▸ Information supplied
---
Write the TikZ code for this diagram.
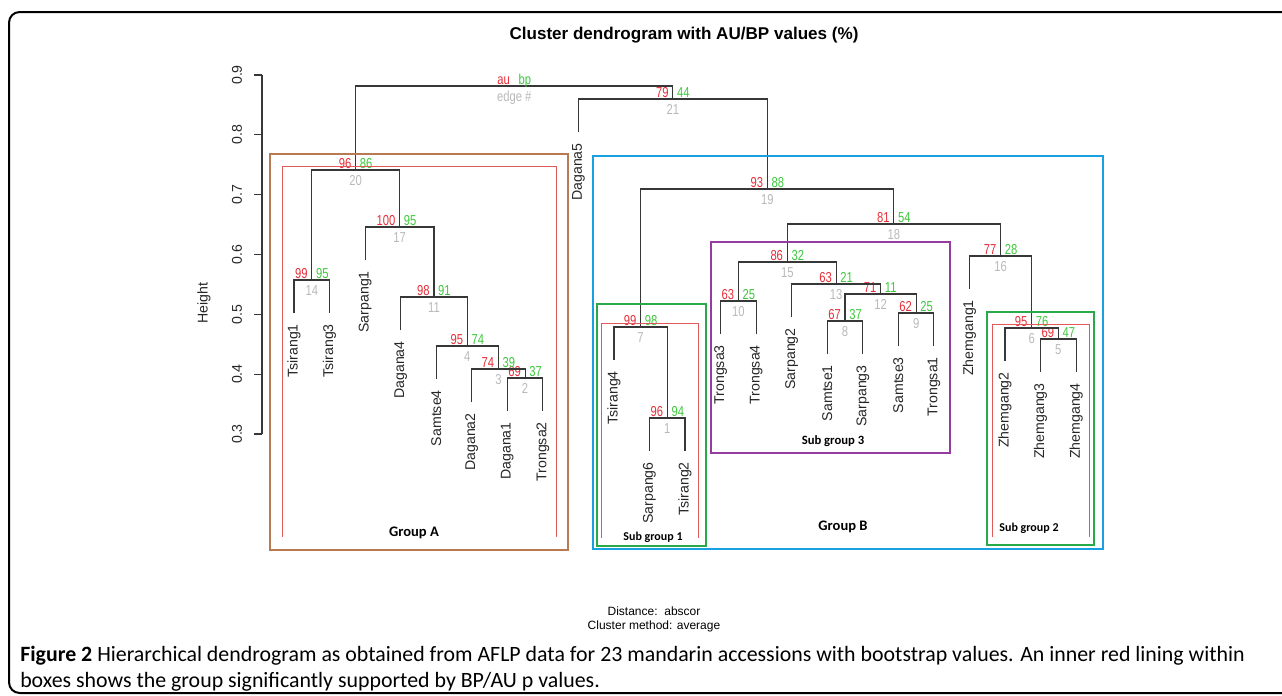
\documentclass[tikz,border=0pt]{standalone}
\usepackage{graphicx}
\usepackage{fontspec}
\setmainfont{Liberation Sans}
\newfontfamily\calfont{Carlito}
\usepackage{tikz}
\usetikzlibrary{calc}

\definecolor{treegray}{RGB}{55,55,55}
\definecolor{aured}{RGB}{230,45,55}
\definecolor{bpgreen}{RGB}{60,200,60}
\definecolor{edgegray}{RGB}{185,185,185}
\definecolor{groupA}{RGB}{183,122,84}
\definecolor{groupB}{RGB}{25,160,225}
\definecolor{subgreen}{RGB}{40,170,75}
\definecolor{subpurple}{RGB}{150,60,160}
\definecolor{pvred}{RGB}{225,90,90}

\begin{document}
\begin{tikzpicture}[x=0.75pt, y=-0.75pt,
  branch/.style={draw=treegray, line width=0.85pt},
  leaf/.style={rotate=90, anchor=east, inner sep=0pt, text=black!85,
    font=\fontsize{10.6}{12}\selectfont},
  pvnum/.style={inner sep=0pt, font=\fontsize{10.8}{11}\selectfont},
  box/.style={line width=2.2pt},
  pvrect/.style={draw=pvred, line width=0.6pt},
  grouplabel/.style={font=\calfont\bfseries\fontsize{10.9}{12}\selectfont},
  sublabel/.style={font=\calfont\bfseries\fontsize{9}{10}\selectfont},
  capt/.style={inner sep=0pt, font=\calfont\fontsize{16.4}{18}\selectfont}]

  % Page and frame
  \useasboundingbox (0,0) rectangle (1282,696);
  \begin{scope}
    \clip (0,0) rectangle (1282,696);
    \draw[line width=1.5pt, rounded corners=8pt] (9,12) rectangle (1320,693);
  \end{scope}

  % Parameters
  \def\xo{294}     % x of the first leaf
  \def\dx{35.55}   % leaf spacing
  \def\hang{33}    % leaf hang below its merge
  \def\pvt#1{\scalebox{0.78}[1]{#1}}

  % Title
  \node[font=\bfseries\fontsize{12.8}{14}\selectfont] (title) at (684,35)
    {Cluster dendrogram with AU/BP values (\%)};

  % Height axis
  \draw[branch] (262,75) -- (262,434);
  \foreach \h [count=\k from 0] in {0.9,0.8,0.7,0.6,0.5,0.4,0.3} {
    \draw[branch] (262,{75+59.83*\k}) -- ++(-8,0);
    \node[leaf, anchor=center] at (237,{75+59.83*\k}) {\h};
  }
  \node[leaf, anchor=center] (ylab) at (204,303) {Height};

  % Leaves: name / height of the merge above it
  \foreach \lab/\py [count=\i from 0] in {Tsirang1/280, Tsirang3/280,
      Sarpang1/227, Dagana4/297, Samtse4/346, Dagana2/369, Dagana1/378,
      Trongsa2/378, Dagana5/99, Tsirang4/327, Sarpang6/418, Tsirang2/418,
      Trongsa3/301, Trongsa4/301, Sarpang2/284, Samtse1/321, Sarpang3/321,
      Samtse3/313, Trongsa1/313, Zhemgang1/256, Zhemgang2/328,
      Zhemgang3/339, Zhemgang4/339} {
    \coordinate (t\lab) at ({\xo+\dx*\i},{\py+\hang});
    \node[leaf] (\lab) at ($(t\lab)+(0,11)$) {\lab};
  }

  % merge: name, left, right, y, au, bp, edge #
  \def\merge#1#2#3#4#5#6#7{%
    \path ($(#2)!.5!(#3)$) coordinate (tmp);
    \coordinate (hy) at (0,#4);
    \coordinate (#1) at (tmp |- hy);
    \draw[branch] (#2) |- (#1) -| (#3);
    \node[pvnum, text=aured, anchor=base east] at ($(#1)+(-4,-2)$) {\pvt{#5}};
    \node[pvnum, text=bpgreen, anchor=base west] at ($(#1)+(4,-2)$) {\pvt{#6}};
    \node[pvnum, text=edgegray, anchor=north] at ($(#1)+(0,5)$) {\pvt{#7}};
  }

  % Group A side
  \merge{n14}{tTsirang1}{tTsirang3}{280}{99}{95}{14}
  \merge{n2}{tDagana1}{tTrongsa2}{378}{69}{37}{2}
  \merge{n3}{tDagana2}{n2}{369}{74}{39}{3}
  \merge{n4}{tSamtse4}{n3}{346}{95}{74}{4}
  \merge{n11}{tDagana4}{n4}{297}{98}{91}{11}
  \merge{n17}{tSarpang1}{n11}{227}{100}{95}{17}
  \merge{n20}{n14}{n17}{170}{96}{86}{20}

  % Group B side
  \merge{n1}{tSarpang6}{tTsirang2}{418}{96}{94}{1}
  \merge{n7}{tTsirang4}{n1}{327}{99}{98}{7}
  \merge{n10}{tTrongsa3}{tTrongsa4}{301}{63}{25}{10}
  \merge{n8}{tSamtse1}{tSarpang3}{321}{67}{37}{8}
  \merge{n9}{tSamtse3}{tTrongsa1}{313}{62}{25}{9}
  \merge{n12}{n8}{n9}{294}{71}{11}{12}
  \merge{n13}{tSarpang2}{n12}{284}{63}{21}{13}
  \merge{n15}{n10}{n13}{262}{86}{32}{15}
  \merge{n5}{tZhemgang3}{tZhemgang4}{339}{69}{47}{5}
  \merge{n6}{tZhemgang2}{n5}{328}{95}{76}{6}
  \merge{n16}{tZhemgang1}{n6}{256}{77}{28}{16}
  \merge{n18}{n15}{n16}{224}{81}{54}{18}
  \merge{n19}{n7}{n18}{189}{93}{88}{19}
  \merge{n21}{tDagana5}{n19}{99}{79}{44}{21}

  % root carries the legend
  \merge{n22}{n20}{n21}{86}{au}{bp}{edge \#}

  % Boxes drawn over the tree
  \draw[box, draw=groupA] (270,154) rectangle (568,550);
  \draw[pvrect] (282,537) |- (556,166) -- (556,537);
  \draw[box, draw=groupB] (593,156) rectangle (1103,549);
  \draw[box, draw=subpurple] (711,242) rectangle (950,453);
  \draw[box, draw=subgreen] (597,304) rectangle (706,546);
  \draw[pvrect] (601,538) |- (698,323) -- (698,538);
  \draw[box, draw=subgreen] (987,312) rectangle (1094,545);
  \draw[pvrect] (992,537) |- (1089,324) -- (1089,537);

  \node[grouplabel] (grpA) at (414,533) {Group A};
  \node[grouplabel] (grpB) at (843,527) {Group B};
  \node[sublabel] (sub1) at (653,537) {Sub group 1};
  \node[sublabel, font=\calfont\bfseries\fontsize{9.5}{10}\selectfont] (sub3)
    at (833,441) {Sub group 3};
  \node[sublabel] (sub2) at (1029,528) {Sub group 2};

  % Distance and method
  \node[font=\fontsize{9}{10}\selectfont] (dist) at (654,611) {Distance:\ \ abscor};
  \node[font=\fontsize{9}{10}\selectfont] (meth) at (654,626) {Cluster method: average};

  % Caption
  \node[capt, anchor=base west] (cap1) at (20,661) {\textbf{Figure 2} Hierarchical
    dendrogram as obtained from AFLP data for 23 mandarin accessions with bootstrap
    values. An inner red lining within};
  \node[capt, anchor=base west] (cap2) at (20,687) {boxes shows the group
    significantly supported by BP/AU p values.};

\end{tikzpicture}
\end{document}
---
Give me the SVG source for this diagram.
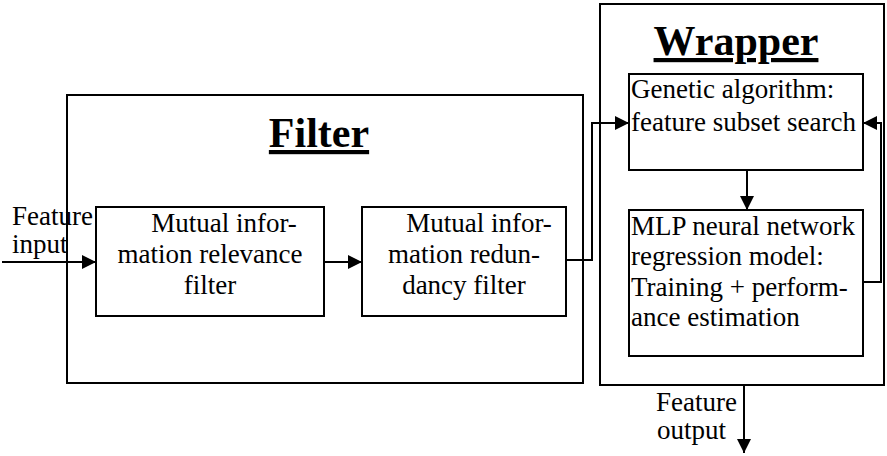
---
▸ Instruction
Your task is to reproduce only the lines from the one with "Write the TikZ code for this diagram." through the one with "dendrogram with AU/BP", keeping both ends. Skip every picture.

▸ Completed exercise
Write the TikZ code for this diagram.
\documentclass[tikz,border=0pt]{standalone}
\usepackage{graphicx}
\usepackage{fontspec}
\setmainfont{Liberation Sans}
\newfontfamily\calfont{Carlito}
\usepackage{tikz}
\usetikzlibrary{calc}

\definecolor{treegray}{RGB}{55,55,55}
\definecolor{aured}{RGB}{230,45,55}
\definecolor{bpgreen}{RGB}{60,200,60}
\definecolor{edgegray}{RGB}{185,185,185}
\definecolor{groupA}{RGB}{183,122,84}
\definecolor{groupB}{RGB}{25,160,225}
\definecolor{subgreen}{RGB}{40,170,75}
\definecolor{subpurple}{RGB}{150,60,160}
\definecolor{pvred}{RGB}{225,90,90}

\begin{document}
\begin{tikzpicture}[x=0.75pt, y=-0.75pt,
  branch/.style={draw=treegray, line width=0.85pt},
  leaf/.style={rotate=90, anchor=east, inner sep=0pt, text=black!85,
    font=\fontsize{10.6}{12}\selectfont},
  pvnum/.style={inner sep=0pt, font=\fontsize{10.8}{11}\selectfont},
  box/.style={line width=2.2pt},
  pvrect/.style={draw=pvred, line width=0.6pt},
  grouplabel/.style={font=\calfont\bfseries\fontsize{10.9}{12}\selectfont},
  sublabel/.style={font=\calfont\bfseries\fontsize{9}{10}\selectfont},
  capt/.style={inner sep=0pt, font=\calfont\fontsize{16.4}{18}\selectfont}]

  % Page and frame
  \useasboundingbox (0,0) rectangle (1282,696);
  \begin{scope}
    \clip (0,0) rectangle (1282,696);
    \draw[line width=1.5pt, rounded corners=8pt] (9,12) rectangle (1320,693);
  \end{scope}

  % Parameters
  \def\xo{294}     % x of the first leaf
  \def\dx{35.55}   % leaf spacing
  \def\hang{33}    % leaf hang below its merge
  \def\pvt#1{\scalebox{0.78}[1]{#1}}

  % Title
  \node[font=\bfseries\fontsize{12.8}{14}\selectfont] (title) at (684,35)
    {Cluster dendrogram with AU/BP values (\%)};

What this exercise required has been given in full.